Examine the material below. Gather every line in which the string "this" appears.

────────

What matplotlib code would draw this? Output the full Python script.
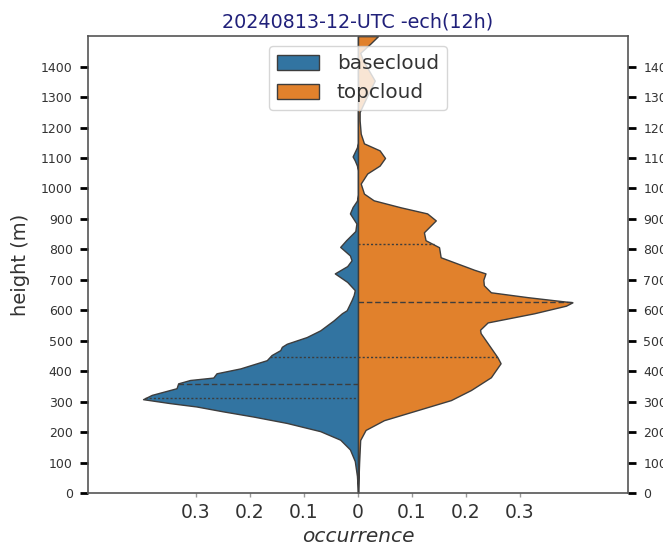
import numpy as np
import matplotlib
matplotlib.use("Agg")
import matplotlib.pyplot as plt
from matplotlib.patches import Patch

# profile: height (m) -> half-width of the violin (occurrence)
base_h = [0, 56, 105, 143, 175, 203, 230, 251, 268, 284, 295, 308, 322, 344, 360,
          371, 379, 393, 409, 436, 453, 469, 480, 490, 512, 534, 567, 590, 600, 633,
          650, 666, 693, 721, 745, 764, 780, 808, 830, 860, 885, 918, 939, 960, 980,
          1060, 1075, 1092, 1105, 1120, 1135, 1150, 1500]
base_w = [0, 0.002, 0.006, 0.015, 0.033, 0.07, 0.132, 0.194, 0.25, 0.299, 0.348, 0.398,
          0.382, 0.336, 0.333, 0.311, 0.268, 0.262, 0.218, 0.169, 0.16, 0.144, 0.141,
          0.132, 0.095, 0.07, 0.045, 0.03, 0.021, 0.012, 0.008, 0.006, 0.02, 0.043,
          0.02, 0.012, 0.015, 0.033, 0.022, 0.005, 0.003, 0.015, 0.01, 0.002, 0,
          0, 0.002, 0.006, 0.01, 0.006, 0.002, 0, 0]

top_h = [0, 98, 174, 207, 239, 272, 305, 338, 380, 426, 446, 492, 525, 536, 560, 590,
         615, 626, 643, 659, 682, 700, 721, 733, 741, 774, 807, 830, 856, 895, 918, 938,
         961, 983, 1016, 1049, 1075, 1100, 1125, 1148, 1180, 1223, 1251, 1300, 1354,
         1418, 1445, 1474, 1500]
top_w = [0, 0.002, 0.004, 0.014, 0.048, 0.11, 0.172, 0.209, 0.246, 0.264, 0.258, 0.24,
         0.227, 0.226, 0.24, 0.326, 0.385, 0.397, 0.314, 0.246, 0.233, 0.232, 0.236,
         0.215, 0.203, 0.153, 0.15, 0.125, 0.122, 0.144, 0.128, 0.079, 0.029, 0.011,
         0.005, 0.017, 0.04, 0.05, 0.04, 0.011, 0.005, 0.003, 0.003, 0.016, 0.031,
         0.01, 0.004, 0.022, 0.037]

# quartiles (Q1, median, Q3)
base_q = [311, 357, 446]
top_q = [446, 626, 816]

yticks = list(range(0, 1500, 100))
xticks = [-0.3, -0.2, -0.1, 0, 0.1, 0.2, 0.3]
xlabels = ["0.3", "0.2", "0.1", "0", "0.1", "0.2", "0.3"]

blue = "#3274a1"
orange = "#e1812c"
edge = "#3d3d3d"

fig = plt.figure(figsize=(6.63, 5.48), dpi=100)
ax = fig.add_axes([0.1327, 0.1004, 0.8146, 0.8336])

ax.fill_betweenx(base_h, -np.array(base_w), 0, facecolor=blue, edgecolor=edge, lw=1)
ax.fill_betweenx(top_h, 0, top_w, facecolor=orange, edgecolor=edge, lw=1)

styles = [(0, (1.5, 1.5)), (0, (4, 2)), (0, (1.5, 1.5))]
for q, ls in zip(base_q, styles):
    w = np.interp(q, base_h, base_w)
    ax.plot([-w, 0], [q, q], color=edge, lw=1, ls=ls)
for q, ls in zip(top_q, styles):
    w = np.interp(q, top_h, top_w)
    ax.plot([0, w], [q, q], color=edge, lw=1, ls=ls)

ax.set_xlim(-0.5, 0.5)
ax.set_ylim(0, 1500)
ax.set_yticks(yticks)
ax.set_xticks(xticks)
ax.set_xticklabels(xlabels, fontsize=13.5, color="#333333")
ax.tick_params(axis="y", labelsize=9, labelcolor="#333333", length=6, width=2,
               right=True, labelright=True, direction="out", pad=5)
ax.tick_params(axis="x", length=3, width=1, color="#999999", pad=4.5)
for s in ax.spines.values():
    s.set_color("#555555")
    s.set_linewidth(1.2)

ax.set_xlabel("occurrence", fontsize=14.5, style="italic", color="#333333", labelpad=3)
ax.set_ylabel("height (m)", fontsize=14, color="#333333", labelpad=8)
ax.set_title("20240813-12-UTC -ech(12h)", fontsize=13.8, color="#20207a", pad=6)

handles = [Patch(facecolor=blue, edgecolor=edge, label="basecloud"),
           Patch(facecolor=orange, edgecolor=edge, label="topcloud")]
ax.legend(handles=handles, loc="upper center", fontsize=14.4, handlelength=2.1,
          handleheight=0.8, handletextpad=0.9, labelcolor="#333333")

fig.savefig("out.png", dpi=100)
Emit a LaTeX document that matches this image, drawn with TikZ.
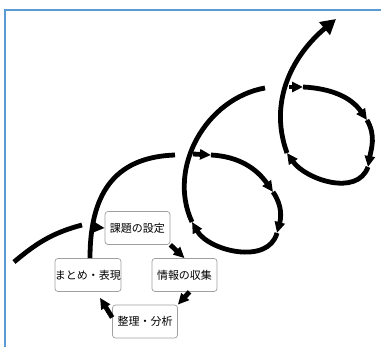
\documentclass[tikz,border=0pt]{standalone}
\usepackage{fontspec}
\newfontfamily\jpfont{Noto Sans CJK JP}
\usetikzlibrary{arrows.meta,calc}
\definecolor{frameblue}{RGB}{91,155,213}
\begin{document}
\begin{tikzpicture}[x=1pt,y=1pt,
  flow/.style={line width=4.8pt, -{Triangle[length=11pt,width=10pt]}},
  bigflow/.style={line width=4.8pt, -{Triangle[length=15pt,width=16pt]}},
  plain/.style={line width=4.8pt},
  stage/.style={draw=gray!75, line width=0.7pt, rounded corners=3pt, fill=white,
    minimum width=65pt, minimum height=33pt, inner sep=0pt,
    font=\jpfont\fontsize{11}{13}\selectfont},
  frame/.style={draw=frameblue, line width=2pt}]
\useasboundingbox (0,0) rectangle (381,347);
% frame
\coordinate (fb) at (5,0);
\coordinate (fc) at (5,337);
\coordinate (fr) at (381,337);
\draw[frame] (fb) -- (fc) -- (fr);
% stages
\node[stage] (kadai)  at (137.5,119) {課題の設定};
\node[stage] (joho)   at (184.5,72)  {情報の収集};
\node[stage] (matome) at (88,72)     {まとめ・表現};
\node[stage] (seiri)  at (145,25.5)  {整理・分析};
% incoming
\coordinate (in0) at (14,85);
\coordinate (in1) at (82,122);
\coordinate (in2) at (92,120);
\draw[plain] (in0) to[out=40,in=195] (in1);
\draw[flow] (in2) -- (kadai.west);
% cycle between stages
\draw[flow] (kadai.south east) -- (joho.north);
\draw[flow] ($(joho.south)+(5,0)$) -- (seiri.north east);
\draw[flow] ($(seiri.west)+(0,4)$) -- ($(matome.south)+(12,-6)$);
% big arc from matome
\coordinate (b1) at (175,192);
\draw[plain] ($(matome.north)+(2,0)$) .. controls (90,160) and (120,190) .. (b1);
% loop 2
\coordinate (s2) at (193,193);
\coordinate (t1) at (211,192);
\coordinate (t2) at (273,155);
\coordinate (t3) at (277,114);
\coordinate (t4) at (192,125);
\coordinate (e2) at (265,259);
\draw[flow] (s2) -- (t1);
\draw[flow] (t1) to[out=-3,in=125] (t2);
\draw[flow] (t2) to[out=-55,in=75] (t3);
\draw[flow] (t3) to[out=-105,in=-60] (t4);
\draw[plain] (t4) to[out=115,in=190] (e2);
% loop 3
\coordinate (s3) at (289,260);
\coordinate (u1) at (303,260);
\coordinate (u2) at (367,227);
\coordinate (u3) at (368,180);
\coordinate (u4) at (287,194);
\coordinate (e3) at (336,328);
\draw[flow] (s3) -- (u1);
\draw[flow] (u1) to[out=-3,in=125] (u2);
\draw[flow] (u2) to[out=-60,in=80] (u3);
\draw[flow] (u3) to[out=-110,in=-55] (u4);
\draw[bigflow] (u4) to[out=110,in=220] (e3);
\end{tikzpicture}
\end{document}
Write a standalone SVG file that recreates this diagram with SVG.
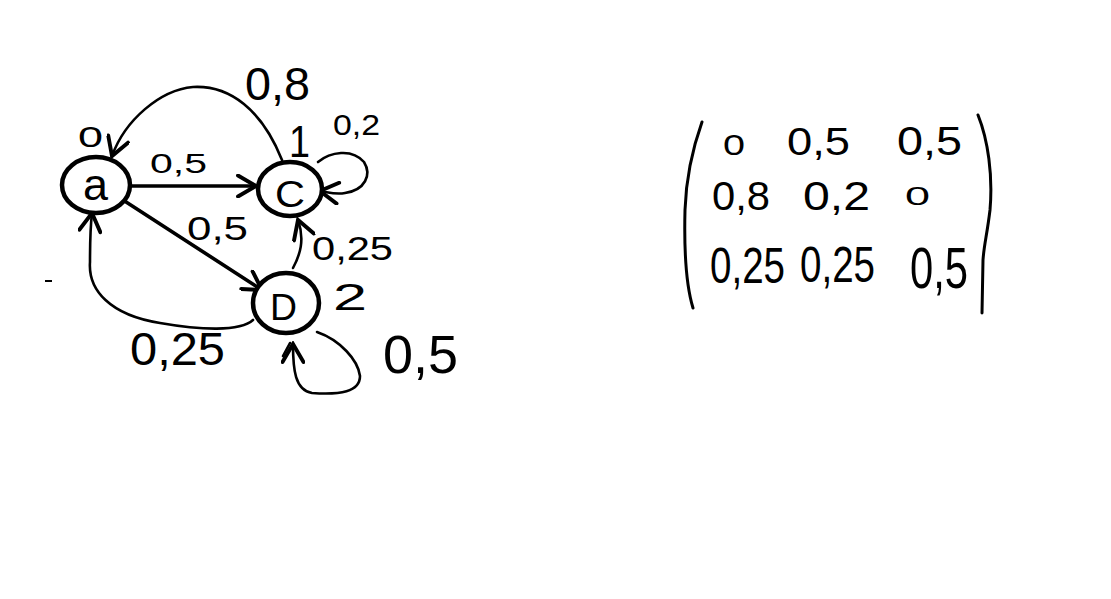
<svg xmlns="http://www.w3.org/2000/svg" width="1111" height="599" viewBox="0 0 1111 599">
<style>
.node{fill:#fff;stroke:#000;stroke-width:4.5}
.edge{fill:none;stroke:#000;stroke-width:2.6;stroke-linecap:round}
.thick{stroke-width:3.6}
.lbl{font-family:"Liberation Sans",Arial,sans-serif;fill:#000}
.br{fill:none;stroke:#000;stroke-width:3;stroke-linecap:round}
</style>
<defs>
<marker id="arr" markerUnits="userSpaceOnUse" markerWidth="24" markerHeight="24" refX="14" refY="8" orient="auto" viewBox="0 0 16 16">
<polyline points="2,1 14,8 2,15" fill="none" stroke="#000" stroke-width="2.6" stroke-linecap="round"/>
</marker>
</defs>
<rect width="1111" height="599" fill="#fff"/>
<g id="connectors">
<path class="edge thick" d="M131,186 L256,186" marker-end="url(#arr)"/>
<path class="edge thick" d="M123,200 L262,290" marker-end="url(#arr)"/>
<path class="edge" d="M282,160 C262,110 230,85 193,87 C160,90 125,120 112,156" marker-end="url(#arr)"/>
<path class="edge" d="M293,268 C300,255 305,240 298,220" marker-end="url(#arr)"/>
<path class="edge" d="M253,320 C240,332 200,330 160,323 C110,315 88,290 90,262 C90,245 90,230 92,213" marker-end="url(#arr)"/>
<path class="edge" d="M318,162 C330,152 352,148 364,162 C372,175 365,190 345,193 C335,195 328,192 320,191" marker-end="url(#arr)"/>
<path class="edge" d="M317,332 C340,340 358,360 360,376 C360,392 340,395 312,393 C295,390 293,370 293,344" marker-end="url(#arr)"/>
<path class="edge" d="M307,207 L322,193" stroke-width="4"/>
<path class="edge" d="M283,356 L290,343" stroke-width="3"/>
</g>
<g id="node-a">
<ellipse class="node" cx="96" cy="185" rx="34" ry="28"/>
<text class="lbl" x="83" y="200" font-size="44" textLength="25" lengthAdjust="spacingAndGlyphs">a</text>
</g>
<g id="node-C">
<ellipse class="node" cx="290" cy="189" rx="32" ry="27"/>
<text class="lbl" x="275" y="207" font-size="37" textLength="30" lengthAdjust="spacingAndGlyphs">C</text>
</g>
<g id="node-D">
<ellipse class="node" cx="286" cy="303" rx="33" ry="30"/>
<text class="lbl" x="270" y="320" font-size="37" textLength="27" lengthAdjust="spacingAndGlyphs">D</text>
</g>
<g id="labels">
<text class="lbl" x="78" y="147" font-size="30" textLength="25" lengthAdjust="spacingAndGlyphs">0</text>
<text class="lbl" x="289" y="157" font-size="44" textLength="21" lengthAdjust="spacingAndGlyphs">1</text>
<text class="lbl" x="333" y="310" font-size="37" textLength="34" lengthAdjust="spacingAndGlyphs">2</text>
<text class="lbl" x="245" y="100" font-size="46" textLength="65" lengthAdjust="spacingAndGlyphs">0,8</text>
<text class="lbl" x="333" y="135" font-size="30" textLength="47" lengthAdjust="spacingAndGlyphs">0,2</text>
<text class="lbl" x="150" y="173" font-size="28" textLength="57" lengthAdjust="spacingAndGlyphs">0,5</text>
<text class="lbl" x="187" y="240" font-size="34" textLength="61" lengthAdjust="spacingAndGlyphs">0,5</text>
<text class="lbl" x="312" y="260" font-size="34" textLength="81" lengthAdjust="spacingAndGlyphs">0,25</text>
<text class="lbl" x="130" y="365" font-size="46" textLength="95" lengthAdjust="spacingAndGlyphs">0,25</text>
<text class="lbl" x="383" y="373" font-size="54" textLength="75" lengthAdjust="spacingAndGlyphs">0,5</text>
</g>
<g id="matrix">
<path class="br" d="M702,122 C692,150 686,180 685,210 C684,250 686,285 693,308"/>
<path class="br" d="M978,115 C988,140 993,175 990,210 C987,235 984,245 983,260 L982,313"/>
<text class="lbl" x="723" y="155" font-size="30" textLength="22" lengthAdjust="spacingAndGlyphs">0</text>
<text class="lbl" x="787" y="155" font-size="38" textLength="63" lengthAdjust="spacingAndGlyphs">0,5</text>
<text class="lbl" x="897" y="155" font-size="40" textLength="65" lengthAdjust="spacingAndGlyphs">0,5</text>
<text class="lbl" x="712" y="210" font-size="40" textLength="58" lengthAdjust="spacingAndGlyphs">0,8</text>
<text class="lbl" x="803" y="210" font-size="40" textLength="67" lengthAdjust="spacingAndGlyphs">0,2</text>
<text class="lbl" x="905" y="205" font-size="25" textLength="25" lengthAdjust="spacingAndGlyphs">0</text>
<text class="lbl" x="710" y="283" font-size="50" textLength="75" lengthAdjust="spacingAndGlyphs">0,25</text>
<text class="lbl" x="800" y="282" font-size="50" textLength="75" lengthAdjust="spacingAndGlyphs">0,25</text>
<text class="lbl" x="910" y="288" font-size="58" textLength="58" lengthAdjust="spacingAndGlyphs">0,5</text>
</g>
<line x1="45" y1="281" x2="52" y2="281" stroke="#000" stroke-width="2"/>
</svg>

────────

* **Reply**
What matplotlib code would draw this? Output the full Python script.
Emit a LaTeX document that matches this image, drawn with TikZ.
Write a standalone SVG file that recreates this diagram with SVG.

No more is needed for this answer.